KIU online magazine
[June '03]Paul McCartney - The Beatles.

Paul McCartney - The Beatles

By Caitlyn Hallman

Paul McCartney


Admittedly, in recent years Paul McCartney has not ranked tops on most people’s list of their favourite Beatle. He has been rather naughty lately by planning to switch the writing credits from Lennon/McCartney to McCartney/Lennon, marrying a possible gold-digger of dubious origins and having his daughter, Stella, exposing his cheapskate ways.  Perhaps an undo amount of criticism has been launched in Paul’s direction, because the other Beatles are immune to it. George and John have both been sanctified in death with John even being hailed as one of the ten greatest Britons of all time, and Ringo has always been so self-depreciating as to never manage to offend anyone.  Thus Paul is left to face the public’s scrutiny alone. With all the tittle-tattling in the gossip rags and music journals, it’s too easy to write Paul McCartney off and to think of him as nothing more than an annoying prat.  However, to do so is to commit a crime of unspeakable dimensions. In truth it is impossible to overestimate Paul McCartney’s importance to pop music and to contemporary culture.

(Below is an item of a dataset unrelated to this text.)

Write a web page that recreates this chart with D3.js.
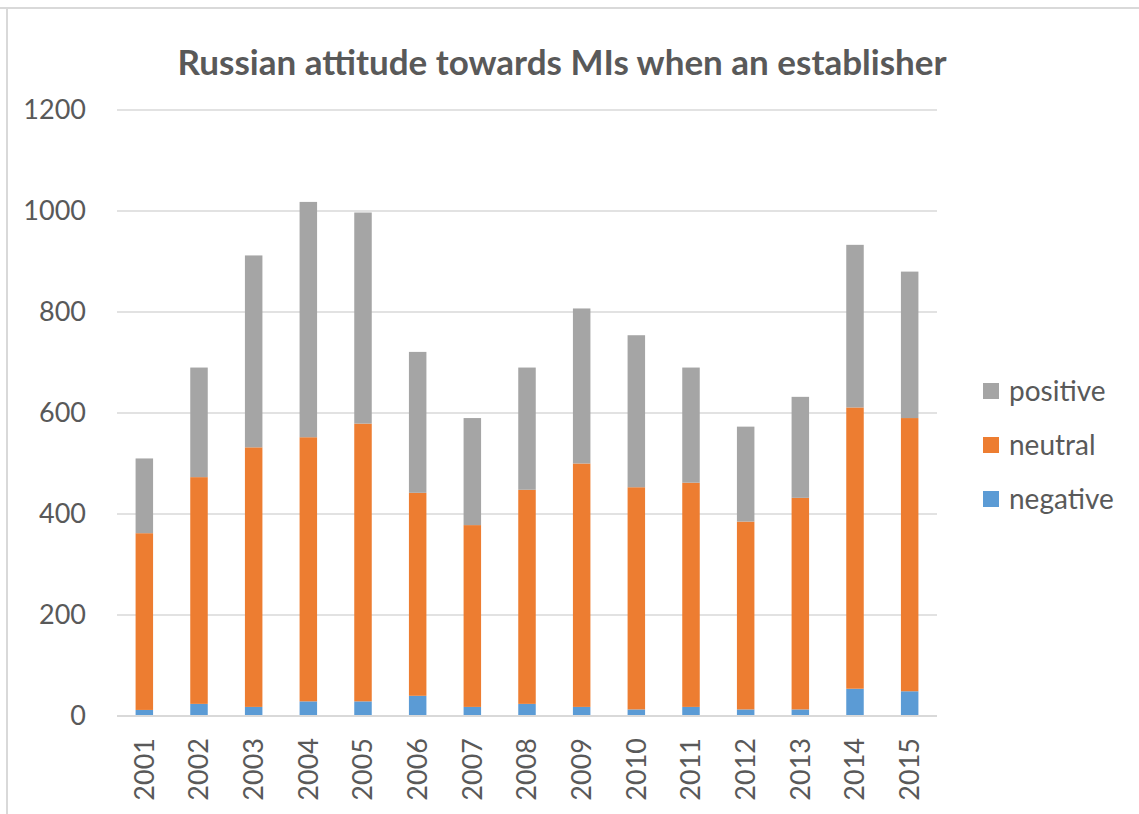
<!DOCTYPE html>
<html>
<head>
<meta charset="utf-8">
<script src="https://cdn.jsdelivr.net/npm/d3@7"></script>
<style>
  html, body { margin: 0; padding: 0; background: #fff; }
  svg { display: block; }
  text { font-family: Lato, "Open Sans", sans-serif; fill: #595959; }
</style>
</head>
<body>
<svg id="chart" width="1139" height="814"></svg>
<script>
// Yearly counts per attitude
const years = ["2001","2002","2003","2004","2005","2006","2007","2008","2009","2010","2011","2012","2013","2014","2015"];
const negative = [12, 24, 18, 29, 29, 40, 18, 24, 18, 13, 18, 13, 13, 54, 49];
const neutral  = [350, 449, 514, 523, 550, 402, 360, 424, 482, 440, 444, 372, 419, 557, 541];
const positive = [148, 217, 380, 466, 418, 279, 212, 242, 307, 301, 228, 188, 200, 322, 290];
const seriesNames = ["negative", "neutral", "positive"];
const seriesColors = ["#5b9bd5", "#ed7d31", "#a5a5a5"];
const yTicks = [0, 200, 400, 600, 800, 1000, 1200];
const title = "Russian attitude towards MIs when an establisher";

const svg = d3.select("#chart");
const W = 1139, H = 814;
const plot = { left: 117, right: 937, top: 110, bottom: 716 };
const FONT = "Lato, 'Open Sans', sans-serif";

// frame lines along the top and left edges
svg.append("line").attr("x1", 0).attr("x2", W).attr("y1", 8).attr("y2", 8)
  .attr("stroke", "#d9d9d9").attr("stroke-width", 2);
svg.append("line").attr("x1", 7).attr("x2", 7).attr("y1", 8).attr("y2", H)
  .attr("stroke", "#d9d9d9").attr("stroke-width", 2);

const rows = years.map((y, i) => ({ year: y, negative: negative[i], neutral: neutral[i], positive: positive[i] }));
const stack = d3.stack().keys(seriesNames)(rows);

const x = d3.scaleBand().domain(years).range([plot.left, plot.right]).paddingInner(0.68).paddingOuter(0.34);
const y = d3.scaleLinear().domain([0, 1200]).range([plot.bottom, plot.top]);
const color = d3.scaleOrdinal().domain(seriesNames).range(seriesColors);

// gridlines
svg.append("g").selectAll("line").data(yTicks.filter(t => t > 0)).join("line")
  .attr("x1", plot.left).attr("x2", plot.right)
  .attr("y1", d => y(d)).attr("y2", d => y(d))
  .attr("stroke", "#d9d9d9").attr("stroke-width", 1.5);

// y axis labels
const yAxis = d3.axisLeft(y).tickValues(yTicks).tickFormat(d3.format("d")).tickSize(0).tickPadding(0);
const gy = svg.append("g").attr("transform", `translate(86,0)`).call(yAxis);
gy.select(".domain").remove();
gy.selectAll("text").attr("font-size", 27).attr("fill", "#595959").style("font-family", FONT);

// stacked bars
svg.append("g").selectAll("g").data(stack).join("g")
  .attr("fill", d => color(d.key))
  .selectAll("rect").data(d => d).join("rect")
  .attr("x", d => x(d.data.year))
  .attr("width", x.bandwidth())
  .attr("y", d => y(d[1]))
  .attr("height", d => y(d[0]) - y(d[1]));

// baseline
svg.append("line").attr("x1", plot.left).attr("x2", plot.right)
  .attr("y1", y(0)).attr("y2", y(0)).attr("stroke", "#d9d9d9").attr("stroke-width", 2);

// x axis labels (rotated)
const xAxis = d3.axisBottom(x).tickSize(0).tickPadding(0);
const gx = svg.append("g").attr("transform", `translate(0,${plot.bottom})`).call(xAxis);
gx.select(".domain").remove();
gx.selectAll("text")
  .attr("font-size", 27).attr("fill", "#595959")
  .style("font-family", FONT)
  .attr("text-anchor", "end")
  .attr("dy", "0.35em")
  .attr("transform", "translate(0,22) rotate(-90)")
  .attr("x", 0).attr("y", 0);

// title
svg.append("text").attr("x", 562).attr("y", 75)
  .attr("text-anchor", "middle").attr("font-size", 35).attr("font-weight", "bold")
  .text(title);

// legend
const legendOrder = ["positive", "neutral", "negative"];
const lg = svg.append("g").selectAll("g").data(legendOrder).join("g")
  .attr("transform", (d, i) => `translate(983,${391 + i * 54})`);
lg.append("rect").attr("x", 0).attr("y", -8).attr("width", 16).attr("height", 16)
  .attr("fill", d => color(d));
lg.append("text").attr("x", 26).attr("y", 0).attr("dy", "0.35em")
  .attr("font-size", 28).text(d => d);
</script>
</body>
</html>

McCartney’s latest tour, “Back in the World” sets about to redress his image by reminding everyone of how great his music is, and does so with thunderous success.  If there was any doubt of this Macca’s world tour finale, home-coming at Liverpool’s Kings Dock, set those doubts to rest.  Packing in a whopping 35,000, the specially built venue was charged with excitement.  The crowd was up for it.  The audience, which ranged in age from eight to eighty, was anxious to welcome back the city’s most famous son back into the fold.

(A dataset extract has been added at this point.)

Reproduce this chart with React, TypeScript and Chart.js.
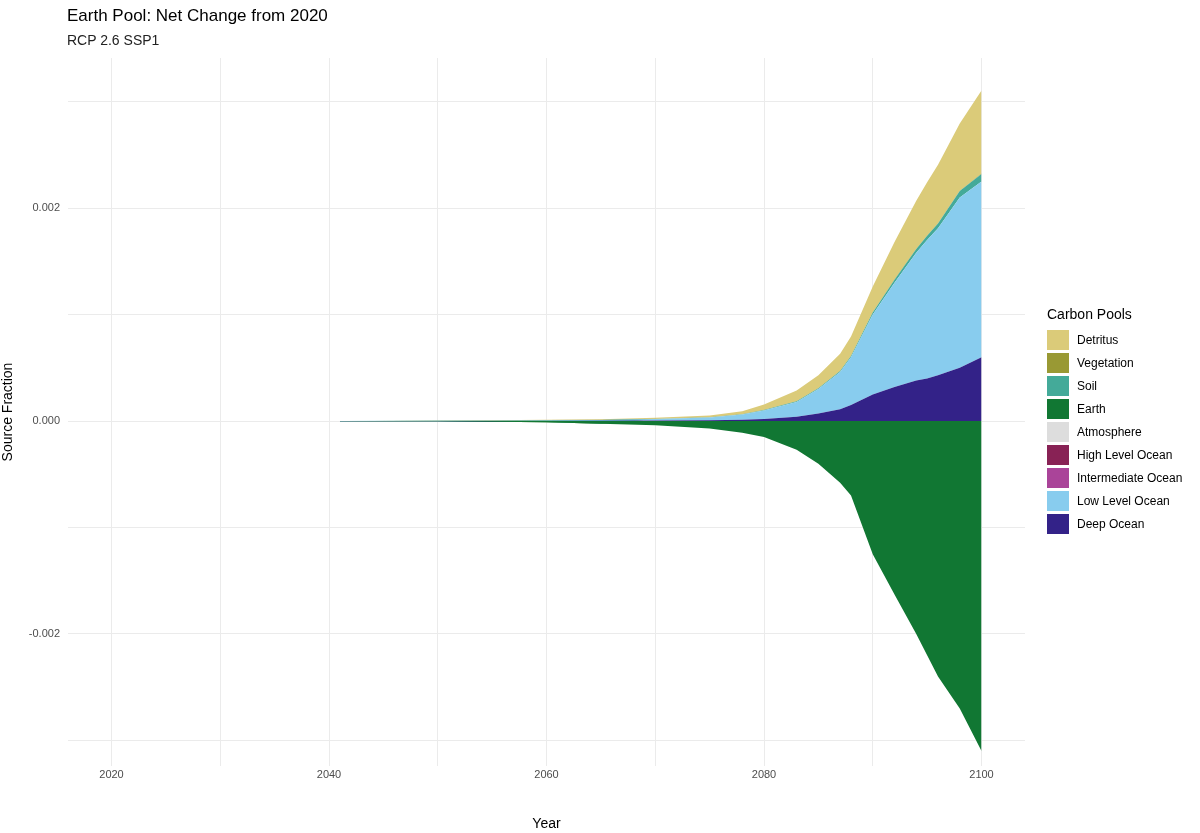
import React, { useEffect, useRef } from "react";
import { Chart, registerables } from "chart.js";
Chart.register(...registerables);

const years = [2041, 2050, 2055, 2060, 2065, 2070, 2075, 2078, 2080, 2083, 2085, 2087, 2088, 2090, 2092, 2094, 2095, 2096, 2098, 2100];
const deepOcean = [0, 0, 0, 0.000001, 0.000002, 0.000004, 0.000008, 0.000012, 0.00002, 0.00004, 0.00007, 0.00011, 0.00015, 0.00025, 0.00032, 0.00038, 0.0004, 0.00043, 0.0005, 0.0006];
const lowLevelOcean = [0.000001, 0.000002, 0.000003, 0.000005, 0.000008, 0.000015, 0.000025, 0.00005, 0.00008, 0.00014, 0.00023, 0.00035, 0.00045, 0.00075, 0.00098, 0.0012, 0.0013, 0.00138, 0.0016, 0.00165];
const soil = [0, 0, 0, 0, 0, 0.000001, 0.000002, 0.000003, 0.000004, 0.000006, 0.000008, 0.00001, 0.000012, 0.00002, 0.000028, 0.000036, 0.00004, 0.000045, 0.00006, 0.00007];
const vegetation = [0, 0.000001, 0.000002, 0.000003, 0.000002, 0.000002, 0.000002, 0.000002, 0.000002, 0.000002, 0.000002, 0.000002, 0.000002, 0.000003, 0.000003, 0.000003, 0.000003, 0.000003, 0.000004, 0.000004];
const detritus = [0, 0.000001, 0.000002, 0.000003, 0.000005, 0.000008, 0.000015, 0.000025, 0.00005, 0.0001, 0.00012, 0.00016, 0.00018, 0.00024, 0.00035, 0.00045, 0.0005, 0.00055, 0.00063, 0.00078];
const earth = [-0.000001, -0.000003, -0.000006, -0.000012, -0.000025, -0.00004, -0.00007, -0.00011, -0.00015, -0.00027, -0.0004, -0.00058, -0.0007, -0.00125, -0.00163, -0.002, -0.0022, -0.0024, -0.0027, -0.0031];
const zeros = years.map(() => 0);

const legendItems = [
  ["Detritus", "#dbcb79"],
  ["Vegetation", "#999934"],
  ["Soil", "#44aa99"],
  ["Earth", "#117733"],
  ["Atmosphere", "#dddddd"],
  ["High Level Ocean", "#882255"],
  ["Intermediate Ocean", "#aa4499"],
  ["Low Level Ocean", "#88ccee"],
  ["Deep Ocean", "#332288"],
];
const col = Object.fromEntries(legendItems);

export default function App() {
  const ref = useRef<HTMLCanvasElement>(null);
  useEffect(() => {
    const pts = (arr: number[]) => years.map((x, i) => ({ x, y: arr[i] }));
    const ds = (label: string, arr: number[], fill: any) => ({
      label, data: pts(arr), backgroundColor: col[label], borderWidth: 0, pointRadius: 0, fill,
    });
    const chart = new Chart(ref.current!, {
      type: "line",
      data: {
        datasets: [
          ds("Earth", earth, "origin"),
          ds("Atmosphere", zeros, false),
          ds("High Level Ocean", zeros, false),
          ds("Intermediate Ocean", zeros, false),
          ds("Deep Ocean", deepOcean, "origin"),
          ds("Low Level Ocean", lowLevelOcean, "-1"),
          ds("Soil", soil, "-1"),
          ds("Vegetation", vegetation, "-1"),
          ds("Detritus", detritus, "-1"),
        ] as any,
      },
      options: {
        animation: false,
        responsive: false,
        layout: { padding: { top: 58, right: 175, left: 0, bottom: 0 } },
        plugins: { legend: { display: false }, tooltip: { enabled: false } },
        scales: {
          x: {
            type: "linear", min: 2016, max: 2104,
            afterBuildTicks: (s: any) => { s.ticks = [2020, 2030, 2040, 2050, 2060, 2070, 2080, 2090, 2100].map((v) => ({ value: v })); },
            ticks: { callback: (v: any) => (v % 20 === 0 ? String(v) : ""), color: "#4d4d4d", font: { family: "Arial", size: 11 }, padding: 2 },
            grid: { color: "#ebebeb", drawTicks: false },
            border: { display: false },
            title: { display: true, text: "Year", color: "#000", font: { family: "Arial", size: 14 }, padding: { top: 14, bottom: 0 } },
            afterFit: (s: any) => { s.height = 67; },
          },
          y: {
            stacked: true, min: -0.00324, max: 0.00341,
            afterBuildTicks: (s: any) => { s.ticks = [-0.003, -0.002, -0.001, 0, 0.001, 0.002, 0.003].map((v) => ({ value: v })); },
            ticks: { callback: (v: any) => (Math.round(v * 1000) % 2 === 0 ? (Math.abs(v) < 1e-9 ? "0.000" : v.toFixed(3)) : ""), color: "#4d4d4d", font: { family: "Arial", size: 11 }, padding: 8 },
            grid: { color: "#ebebeb", drawTicks: false },
            border: { display: false },
            title: { display: true, text: "Source Fraction", color: "#000", font: { family: "Arial", size: 14 }, padding: 0 },
            afterFit: (s: any) => { s.width = 68; },
          },
        },
      },
    });
    return () => chart.destroy();
  }, []);
  return (
    <div style={{ position: "fixed", left: 0, top: 0, width: 1200, height: 833, background: "#fff", fontFamily: "Arial, 'Liberation Sans', sans-serif" }}>
      <canvas ref={ref} width={1200} height={833} style={{ position: "absolute", left: 0, top: 0 }} />
      <div style={{ position: "absolute", left: 67, top: 6, fontSize: 17, color: "#000" }}>Earth Pool: Net Change from 2020</div>
      <div style={{ position: "absolute", left: 67, top: 32, fontSize: 14, color: "#222" }}>RCP 2.6 SSP1</div>
      <div style={{ position: "absolute", left: 1047, top: 306 }}>
        <div style={{ fontSize: 14, marginBottom: 6 }}>Carbon Pools</div>
        {legendItems.map(([name, c]) => (
          <div key={name} style={{ display: "flex", alignItems: "center", height: 23 }}>
            <div style={{ width: 22, height: 20, background: c, marginRight: 8 }} />
            <span style={{ fontSize: 12 }}>{name}</span>
          </div>
        ))}
      </div>
    </div>
  );
}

After a bizarre introductory pantomime, which I think was supposed to signify rock ‘n’ roll’s and therefore, Paul McCartney’s place in world culture. I’m not sure if this is the correct interpretation of it, but as no other reviewer has put forward a theory, or indeed even mentioned it, that’s the reading I am going to go with.  After wading through 15 minutes of this nonsense, McCartney finally hit the stage. He opened with “Hello/Good-bye,” and two things became instantly clear: his voice sounds as good as ever and he can still rock with the best of them.  To underline his rockin’ credibility McCartney made it a point to raise his guitar above his head in salute and to pump his fists between numbers.

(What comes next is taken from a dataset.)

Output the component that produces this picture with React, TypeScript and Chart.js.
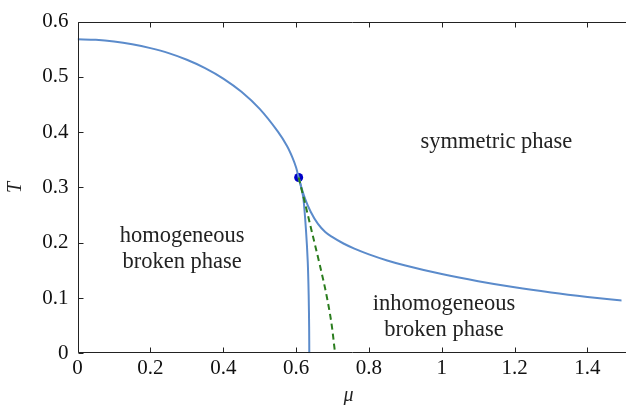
import React, { useEffect, useRef } from "react";
import { Chart, registerables } from "chart.js";

Chart.register(...registerables);

// Phase boundary of the homogeneous broken phase (through the critical point, down to T = 0)
const boundaryMu = [0, 0.05, 0.1, 0.15, 0.2, 0.25, 0.3, 0.35, 0.4, 0.45, 0.5, 0.55, 0.575, 0.59, 0.6, 0.607, 0.614, 0.62, 0.627, 0.632, 0.6345, 0.6358, 0.6362];
const boundaryT = [0.568, 0.567, 0.564, 0.559, 0.552, 0.543, 0.531, 0.516, 0.497, 0.473, 0.442, 0.401, 0.375, 0.354, 0.336, 0.318, 0.3, 0.28, 0.224, 0.165, 0.106, 0.047, 0];

// Boundary between inhomogeneous broken phase and symmetric phase
const upperMu = [0.607, 0.615, 0.625, 0.64, 0.66, 0.68, 0.7, 0.73, 0.76, 0.8, 0.85, 0.9, 1.0, 1.1, 1.2, 1.3, 1.4, 1.5];
const upperT = [0.318, 0.299, 0.279, 0.256, 0.234, 0.2195, 0.21, 0.1986, 0.1894, 0.179, 0.168, 0.1588, 0.1433, 0.1303, 0.1193, 0.11, 0.102, 0.095];

// Dashed green line
const dashedMu = [0.607, 0.625, 0.645, 0.665, 0.685, 0.698, 0.707];
const dashedT = [0.318, 0.27, 0.215, 0.16, 0.1, 0.05, 0];

// Critical point
const criticalMu = [0.607];
const criticalT = [0.318];

// Axis ticks
const xTicks = [0, 0.2, 0.4, 0.6, 0.8, 1, 1.2, 1.4];
const yTicks = [0, 0.1, 0.2, 0.3, 0.4, 0.5, 0.6];

// Region labels
const labelTexts = [["symmetric phase"], ["homogeneous", "broken phase"], ["inhomogeneous", "broken phase"]];
const labelMu = [1.15, 0.287, 1.006];
const labelT = [0.382, 0.188, 0.066];

const toPts = (xs: number[], ys: number[]) => xs.map((x, i) => ({ x, y: ys[i] }));

const BLUE = "#5b8bcb";
const GREEN = "#2b7d1e";
const SERIF = "Liberation Serif";

Chart.defaults.font.family = SERIF;

const framePlugin = {
  id: "frame",
  afterDatasetsDraw(chart: any) {
    const { ctx, chartArea } = chart;
    const { left, right, top, bottom } = chartArea;
    const xs = chart.scales.x;
    const ys = chart.scales.y;
    ctx.save();
    ctx.strokeStyle = "#222";
    ctx.lineWidth = 1;
    const L = Math.round(left) + 0.5;
    const B = Math.round(bottom) - 0.5;
    const T = Math.round(top) + 0.5;
    ctx.beginPath();
    ctx.moveTo(L, T);
    ctx.lineTo(right + 5, T);
    ctx.moveTo(L, T);
    ctx.lineTo(L, B);
    ctx.lineTo(right + 5, B);
    const tl = 5;
    xTicks.forEach((v) => {
      const px = Math.round(xs.getPixelForValue(v)) + 0.5;
      ctx.moveTo(px, B);
      ctx.lineTo(px, B - tl);
      ctx.moveTo(px, T);
      ctx.lineTo(px, T + tl);
    });
    yTicks.forEach((v) => {
      const py = Math.round(ys.getPixelForValue(v)) + 0.5;
      ctx.moveTo(L, py);
      ctx.lineTo(L + tl, py);
    });
    ctx.stroke();

    // region labels
    ctx.fillStyle = "#222";
    ctx.font = `22.5px ${SERIF}`;
    ctx.textAlign = "center";
    ctx.textBaseline = "middle";
    const lh = 26;
    labelTexts.forEach((lines, i) => {
      const cx = xs.getPixelForValue(labelMu[i]);
      const cy = ys.getPixelForValue(labelT[i]);
      const y0 = cy - ((lines.length - 1) * lh) / 2;
      lines.forEach((s, j) => ctx.fillText(s, cx, y0 + j * lh));
    });

    // axis titles
    ctx.font = `italic 20px ${SERIF}`;
    ctx.textBaseline = "alphabetic";
    ctx.fillText("\u03bc", (left + right) / 2 - 1, 401);
    ctx.save();
    ctx.translate(21, (top + bottom) / 2);
    ctx.rotate(-Math.PI / 2);
    ctx.fillText("T", 0, 0);
    ctx.restore();
    ctx.restore();
  },
};

export default function App() {
  const ref = useRef<HTMLCanvasElement | null>(null);
  useEffect(() => {
    document.body.style.margin = "0";
    const canvas = ref.current!;
    const chart = new Chart(canvas, {
      type: "scatter",
      data: {
        datasets: [
          {
            data: toPts(dashedMu, dashedT),
            showLine: true,
            borderColor: GREEN,
            borderWidth: 2,
            borderDash: [6, 4],
            pointRadius: 0,
            cubicInterpolationMode: "monotone",
          },
          {
            data: toPts(boundaryMu, boundaryT),
            showLine: true,
            borderColor: BLUE,
            borderWidth: 2,
            pointRadius: 0,
            tension: 0.3,
          },
          {
            data: toPts(upperMu, upperT),
            showLine: true,
            borderColor: BLUE,
            borderWidth: 2,
            pointRadius: 0,
            cubicInterpolationMode: "monotone",
          },
          {
            data: toPts(criticalMu, criticalT),
            showLine: false,
            backgroundColor: "#0000c8",
            borderColor: "#0000c8",
            pointRadius: 4.5,
            borderWidth: 0,
          },
        ],
      },
      options: {
        animation: false,
        responsive: false,
        devicePixelRatio: 1,
        layout: { padding: { top: 15, left: 0, right: 0, bottom: 0 } },
        plugins: { legend: { display: false }, tooltip: { enabled: false } },
        scales: {
          x: {
            type: "linear",
            min: 0,
            max: 1.4935,
            grid: { display: false, drawTicks: false },
            border: { display: false },
            afterBuildTicks: (s: any) => {
              s.ticks = xTicks.map((v) => ({ value: v }));
            },
            afterFit: (s: any) => {
              s.height = 51.7;
            },
            ticks: {
              padding: 3,
              color: "#111",
              font: { family: SERIF, size: 21 },
              callback: (v: any) => String(Number(Number(v).toFixed(1))),
            },
          },
          y: {
            type: "linear",
            min: 0,
            max: 0.6,
            grid: { display: false, drawTicks: false },
            border: { display: false },
            afterBuildTicks: (s: any) => {
              s.ticks = yTicks.map((v) => ({ value: v }));
            },
            afterFit: (s: any) => {
              s.width = 77.6;
            },
            ticks: {
              padding: 9,
              color: "#111",
              font: { family: SERIF, size: 21 },
              callback: (v: any) => String(Number(Number(v).toFixed(1))),
            },
          },
        },
      },
      plugins: [framePlugin],
    });
    return () => chart.destroy();
  }, []);
  return (
    <div style={{ width: 626, height: 405 }}>
      <canvas ref={ref} width={626} height={405} style={{ display: "block" }} />
    </div>
  );
}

To go through the entire set list would be impossible, but it was all killer no filler. Some of the highlights include: “Band on the Run,” “Back in the U.S.S.R.,” “Live and Let Die” (complete with pyrotechnics) and “Maggie Mae” (especially added for the Liverpool show).  Tear-jerking moments were supplied by his tributes to John and George (a bit of a cheap gimmick to get the audience choked-up but effective nevertheless).  Of course, the two best moments came with McCartney’s two undoubted masterpieces “Let it Be” and “Hey Jude.”

To remain unemotional during these numbers would be impossible.  In addition to their sheer beauty is the added truth that these songs are not just Paul McCartney’s songs but songs that belong to all of humanity.  They are so well-known, so well-loved as to surpass the level of a mere pop song to become a strand within the fabric of society.  They are songs that speak not just for one person or a small group of people but for all of us.  Looking around at the crowd at King’s Dock and seeing the transformed, fixated faces it was clear that your own personal love for the song was echoed and mirrored in everyone else there, all 35,000 of them. It was the witnessing of thousands of memories being united to create a history.  I burst out into tears upon hearing the opening crowds of “Let it Be,” and even Macca became emotional when the audience raised heart-shaped signs with the saying, “Home is where the heart is” during “Hey Jude.”

As the set ended, the crowd broke into a modified version of the football chant “Three Lions” cheering, “He’s coming home, he’s coming home, he’s coming home, Macca’s coming home.” Paul returned to the stage for two encores playing “The Long and Winding Road,” “Lady Madonna,” and “I Saw Her Standing There” for the first, and “My Little Girl” (his first composition ever and added for this show) and “Yesterday” for the second encore.

After the show everyone knew that they had just been a part of something special. The night was made of the kind of magic that is impossible to describe and impossible to forgot.  The show was undeniable proof of McCartney’s genius in songwriting.  There are simply few musical talents of the same caliber. He wrote songs that have actually changed the way we perceive the world.  The 60s would not have been the 60s without The Beatles, and The Beatles would not have been The Beatles without Paul.  Before we ever start to doubt Macca again, we should look back on the brilliance this night, and then ask ourselves what would have happen to pop music without him.  I, for one, know that the loss would be incalculable.